Этот человек скакал невдалеке от них, с явным усилием сдерживая великолепного, поджарого вороного коня, которому было пустым делом обставить на скаку коренастых, мохноногих русских лошадушек. Андалузский скакун, привезенный в Россию с величайшим трудом, являлся предметом непрестанной гордости и даже спеси для своего хозяина – Иакова де Лириа, испанского посланника в России.

Привычно правя конем, де Лириа умудрялся ловить каждый взгляд, которым обменивались за спиной государя его фаворит и Елизавета, и размышлял, в самом ли деле юный император так увлечен охотой, как старается это выказать. Неужели минула бесследно, неужто угасла та вспышка, которую приметил герцог несколько дней назад, на балу, устроенном в Грановитой палате и посвященном рождению в Голштинии принца Петра-Ульриха[13 - Будущий император Петр III Федорович.], сына сестры Елизаветы, Анны Петровны?

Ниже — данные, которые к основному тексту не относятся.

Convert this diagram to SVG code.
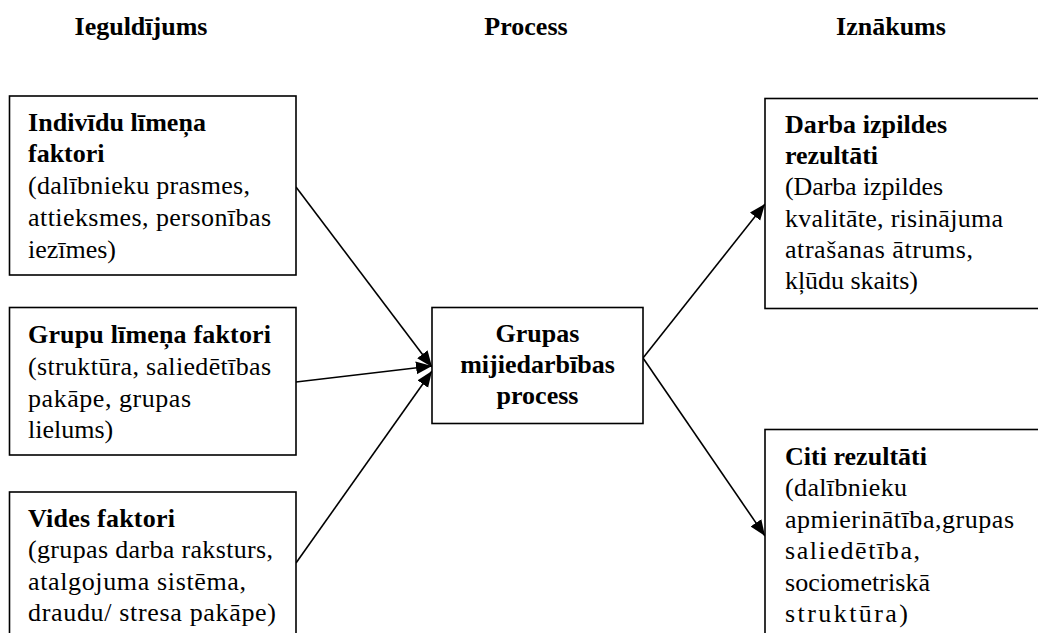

Тот бал император открыл в паре с теткою, что было против правил. По-хорошему, рядом с ним следовало идти царевой сестре Наталье Алексеевне, однако великая княжна сказалась нынче больной и на бале не появилась. Конечно, она была слаба здоровьем, но то, что в данном случае болезнь – всего лишь отговорка, сразу стало ясно всем: ведь не далее как вчера великая княжна Наталья вовсю веселилась на приеме у герцогини Курляндской. Просто она недолюбливала Ihre Tante Elizabeth[14 - Свою тетушку Елизавету (нем.).] за власть, которую сия Tante приобрела над императором, – вот и пренебрегла своими обязанностями.

Ну что же, на пользу государю ее маневр не пошел, ибо он начал с того, что сряду протанцевал с Елизаветой первые три контрданса. Длинноногий, длиннорукий, нескладный, слишком высокий и полный для своего возроста мальчик-царь взирал на свою очаровательную тетку с таким выражением обычно пасмурных, напряженных глаз, что самый воздух меж ними, чудилось, раскалился от невысказанной юношеской страсти. Но потом царь ушел ужинать в другую комнату. Ни Елизавета, ни фаворит не последовали за ним. Снова заиграла музыка! Теперь великая княжна танцевала с Иваном Долгоруким, и только слепой не заметил бы, как волновалась ее грудь, как туманились изумительные синие глаза, какую неприкрытую чувственность излучала ее роскошная фигура. Молодой Долгорукий тоже выглядел так, словно готов тут же, в присутствии множества гостей и самого императора, опрокинуть свою визави на бальный паркет и наведаться в садик ее сладострастия, как выражаются галантные французы.